Before I was freshman in high school I had all these artistic ambitions. I wanted to be one of those people who took an idea from the mind and made them real on the paper or canvas. I wanted there to be a teacher who would help me take my raw, juvenile talent and guide me into becoming a better artist.
The only class I was really looking forward to the summer before my first year of high school was art. I was a horrible student in all of my other classes, so horrible that I debated on taking my own life since all I head when I was at home was that I was no good and I wouldn’t amount to anything. My fantasy drawings would never take me anywhere.
Right way, when I met my teacher Mr. Blomgren I knew that this man was going to have a positive effect on my life. What I didn’t know that this memory would someday become my moral compass; whenever I thought about doing something that was stupid or wrong I always thought about him and what he would think if I screwed up.
Early on when I showed him the sketches I had done before we met he knew what I was trying to do. He immediately saw that I was trying to take viewers of my work on a journey – some place where they had never been before. He also saw that I drew my inspiration from some of the greatest SF books of that era, up to and including the release of the theatrical version of Frank Herbert’s DUNE.
Rather than encourage me to “get real” he helped me push the envelope by simultaneously teaching me how to draw things in the real world with genuine realism via texture and shading. How can I bend and break the rules of “art” if I didn’t know what the rules were.
There was one moment when I turned in a project that wasn’t my best and he knew it. Immediately after class was over and the bell rang, we all started to stroll out the door to head to our next class. Mr. Blomgren said; “Not so fast, Mr. Fisk…”

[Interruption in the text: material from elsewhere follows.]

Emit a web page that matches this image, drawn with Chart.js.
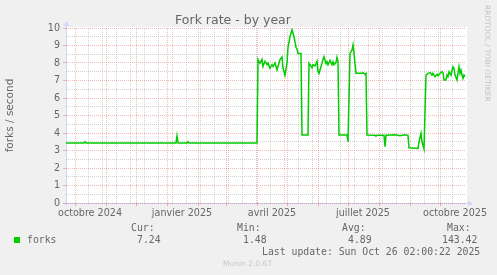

I stood there while he said; “You can do better than this. As a matter of fact, you will to better than this! You’re staying after school and you’re going to give this project 100%”
Either in this conversation or in a one we had at another time he told me “I don’t just deserve better than this, and it’s not just the rest of the world that deserves better than this; you deserve better than this. You’re short changing yourself and the rest of the world from your art when you just phone it in.”
By no means do am I employing that he was constantly stern or excessively tough; Mr. Blomgren was a teacher who was over-brimming with complete and utter joy for teaching and had genuine compassion and love for his students. He had a better understanding of me more than most members of my own family.
When I learned that he died earlier this year I had to go to his memorial service that was held at the high school and I was overwhelmed to see the auditorium packed with people standing outside the isles.
After the service I found his classroom, since it had been moved at least once in the past 20 years. The sights and the smells were the same; the odor of linseed oil and paint and a few other cents from a dozen other art supply tools and medium. I sat at what would have been my desk from so long ago and I wondered about the time that had pasted and my genuine regret of not reaching out to him before now.
I can’t help but wonder who or what I would have been if it hadn’t been for him and others like him.